-- The exercise --
Transcribe the material word for word, but without the images.

-- Supplied material --
"""
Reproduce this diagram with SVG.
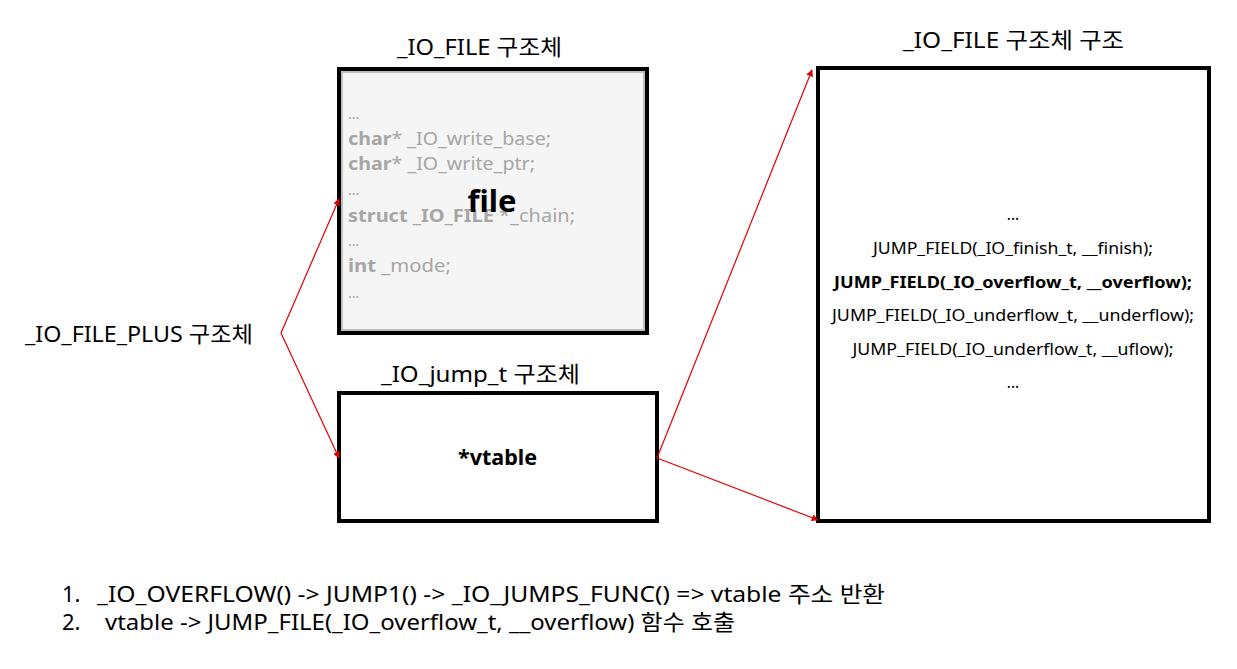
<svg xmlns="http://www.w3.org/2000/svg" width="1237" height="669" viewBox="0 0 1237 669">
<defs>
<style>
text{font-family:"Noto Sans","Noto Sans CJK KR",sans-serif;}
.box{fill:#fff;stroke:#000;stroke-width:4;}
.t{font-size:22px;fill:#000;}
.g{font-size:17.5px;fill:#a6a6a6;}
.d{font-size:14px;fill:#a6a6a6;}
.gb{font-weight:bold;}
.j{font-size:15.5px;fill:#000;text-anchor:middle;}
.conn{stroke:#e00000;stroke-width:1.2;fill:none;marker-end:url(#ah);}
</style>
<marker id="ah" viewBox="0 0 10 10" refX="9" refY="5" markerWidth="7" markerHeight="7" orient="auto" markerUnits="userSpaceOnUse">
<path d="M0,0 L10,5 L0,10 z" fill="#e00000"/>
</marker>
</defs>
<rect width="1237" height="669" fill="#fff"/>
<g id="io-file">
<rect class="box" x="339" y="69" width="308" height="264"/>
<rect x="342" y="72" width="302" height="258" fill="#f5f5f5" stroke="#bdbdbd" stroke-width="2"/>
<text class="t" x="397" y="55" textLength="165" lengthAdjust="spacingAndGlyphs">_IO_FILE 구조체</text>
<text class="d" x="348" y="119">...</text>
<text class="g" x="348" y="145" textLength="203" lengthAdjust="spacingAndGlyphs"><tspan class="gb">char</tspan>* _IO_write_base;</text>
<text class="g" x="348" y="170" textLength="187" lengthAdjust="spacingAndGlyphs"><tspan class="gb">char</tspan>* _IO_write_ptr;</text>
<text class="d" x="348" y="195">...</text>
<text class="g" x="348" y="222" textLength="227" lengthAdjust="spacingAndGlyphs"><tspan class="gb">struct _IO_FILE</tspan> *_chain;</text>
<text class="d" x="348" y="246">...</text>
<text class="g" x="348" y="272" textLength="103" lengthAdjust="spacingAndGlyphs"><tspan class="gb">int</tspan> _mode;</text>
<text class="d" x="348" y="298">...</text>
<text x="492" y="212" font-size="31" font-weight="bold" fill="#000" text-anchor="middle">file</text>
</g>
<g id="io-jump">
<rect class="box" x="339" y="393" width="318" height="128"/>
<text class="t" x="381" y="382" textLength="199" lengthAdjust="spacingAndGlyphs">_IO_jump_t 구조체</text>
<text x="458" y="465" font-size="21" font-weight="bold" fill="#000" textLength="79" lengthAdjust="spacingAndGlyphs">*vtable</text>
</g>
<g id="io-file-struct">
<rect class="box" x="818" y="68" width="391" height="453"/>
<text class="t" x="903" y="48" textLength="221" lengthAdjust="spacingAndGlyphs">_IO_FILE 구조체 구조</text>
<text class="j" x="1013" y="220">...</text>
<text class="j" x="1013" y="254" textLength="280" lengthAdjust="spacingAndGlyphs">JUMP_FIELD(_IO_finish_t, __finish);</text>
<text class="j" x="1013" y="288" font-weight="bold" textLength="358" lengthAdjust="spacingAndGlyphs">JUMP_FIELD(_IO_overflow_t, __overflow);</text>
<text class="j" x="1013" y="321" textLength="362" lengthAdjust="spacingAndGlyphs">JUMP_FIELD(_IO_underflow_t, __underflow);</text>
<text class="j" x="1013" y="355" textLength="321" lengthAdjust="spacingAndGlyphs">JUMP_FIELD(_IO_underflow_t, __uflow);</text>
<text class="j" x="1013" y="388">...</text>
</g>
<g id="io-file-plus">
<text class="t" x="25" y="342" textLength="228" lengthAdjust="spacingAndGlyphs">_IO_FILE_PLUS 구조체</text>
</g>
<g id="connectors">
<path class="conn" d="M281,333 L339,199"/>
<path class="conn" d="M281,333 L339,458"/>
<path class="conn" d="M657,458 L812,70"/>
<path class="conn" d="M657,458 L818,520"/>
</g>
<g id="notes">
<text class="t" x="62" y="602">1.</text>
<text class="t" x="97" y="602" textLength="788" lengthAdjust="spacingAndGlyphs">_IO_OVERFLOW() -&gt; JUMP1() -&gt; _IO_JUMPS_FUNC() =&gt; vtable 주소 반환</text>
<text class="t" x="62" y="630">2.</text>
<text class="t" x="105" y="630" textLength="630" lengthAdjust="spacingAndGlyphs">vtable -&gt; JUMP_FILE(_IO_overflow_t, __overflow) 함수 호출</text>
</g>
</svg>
"""
-- Answer --
Reproduce this diagram with SVG.
<svg xmlns="http://www.w3.org/2000/svg" width="1237" height="669" viewBox="0 0 1237 669">
<defs>
<style>
text{font-family:"Noto Sans","Noto Sans CJK KR",sans-serif;}
.box{fill:#fff;stroke:#000;stroke-width:4;}
.t{font-size:22px;fill:#000;}
.g{font-size:17.5px;fill:#a6a6a6;}
.d{font-size:14px;fill:#a6a6a6;}
.gb{font-weight:bold;}
.j{font-size:15.5px;fill:#000;text-anchor:middle;}
.conn{stroke:#e00000;stroke-width:1.2;fill:none;marker-end:url(#ah);}
</style>
<marker id="ah" viewBox="0 0 10 10" refX="9" refY="5" markerWidth="7" markerHeight="7" orient="auto" markerUnits="userSpaceOnUse">
<path d="M0,0 L10,5 L0,10 z" fill="#e00000"/>
</marker>
</defs>
<rect width="1237" height="669" fill="#fff"/>
<g id="io-file">
<rect class="box" x="339" y="69" width="308" height="264"/>
<rect x="342" y="72" width="302" height="258" fill="#f5f5f5" stroke="#bdbdbd" stroke-width="2"/>
<text class="t" x="397" y="55" textLength="165" lengthAdjust="spacingAndGlyphs">_IO_FILE 구조체</text>
<text class="d" x="348" y="119">...</text>
<text class="g" x="348" y="145" textLength="203" lengthAdjust="spacingAndGlyphs"><tspan class="gb">char</tspan>* _IO_write_base;</text>
<text class="g" x="348" y="170" textLength="187" lengthAdjust="spacingAndGlyphs"><tspan class="gb">char</tspan>* _IO_write_ptr;</text>
<text class="d" x="348" y="195">...</text>
<text class="g" x="348" y="222" textLength="227" lengthAdjust="spacingAndGlyphs"><tspan class="gb">struct _IO_FILE</tspan> *_chain;</text>
<text class="d" x="348" y="246">...</text>
<text class="g" x="348" y="272" textLength="103" lengthAdjust="spacingAndGlyphs"><tspan class="gb">int</tspan> _mode;</text>
<text class="d" x="348" y="298">...</text>
<text x="492" y="212" font-size="31" font-weight="bold" fill="#000" text-anchor="middle">file</text>
</g>
<g id="io-jump">
<rect class="box" x="339" y="393" width="318" height="128"/>
<text class="t" x="381" y="382" textLength="199" lengthAdjust="spacingAndGlyphs">_IO_jump_t 구조체</text>
<text x="458" y="465" font-size="21" font-weight="bold" fill="#000" textLength="79" lengthAdjust="spacingAndGlyphs">*vtable</text>
</g>
<g id="io-file-struct">
<rect class="box" x="818" y="68" width="391" height="453"/>
<text class="t" x="903" y="48" textLength="221" lengthAdjust="spacingAndGlyphs">_IO_FILE 구조체 구조</text>
<text class="j" x="1013" y="220">...</text>
<text class="j" x="1013" y="254" textLength="280" lengthAdjust="spacingAndGlyphs">JUMP_FIELD(_IO_finish_t, __finish);</text>
<text class="j" x="1013" y="288" font-weight="bold" textLength="358" lengthAdjust="spacingAndGlyphs">JUMP_FIELD(_IO_overflow_t, __overflow);</text>
<text class="j" x="1013" y="321" textLength="362" lengthAdjust="spacingAndGlyphs">JUMP_FIELD(_IO_underflow_t, __underflow);</text>
<text class="j" x="1013" y="355" textLength="321" lengthAdjust="spacingAndGlyphs">JUMP_FIELD(_IO_underflow_t, __uflow);</text>
<text class="j" x="1013" y="388">...</text>
</g>
<g id="io-file-plus">
<text class="t" x="25" y="342" textLength="228" lengthAdjust="spacingAndGlyphs">_IO_FILE_PLUS 구조체</text>
</g>
<g id="connectors">
<path class="conn" d="M281,333 L339,199"/>
<path class="conn" d="M281,333 L339,458"/>
<path class="conn" d="M657,458 L812,70"/>
<path class="conn" d="M657,458 L818,520"/>
</g>
<g id="notes">
<text class="t" x="62" y="602">1.</text>
<text class="t" x="97" y="602" textLength="788" lengthAdjust="spacingAndGlyphs">_IO_OVERFLOW() -&gt; JUMP1() -&gt; _IO_JUMPS_FUNC() =&gt; vtable 주소 반환</text>
<text class="t" x="62" y="630">2.</text>
<text class="t" x="105" y="630" textLength="630" lengthAdjust="spacingAndGlyphs">vtable -&gt; JUMP_FILE(_IO_overflow_t, __overflow) 함수 호출</text>
</g>
</svg>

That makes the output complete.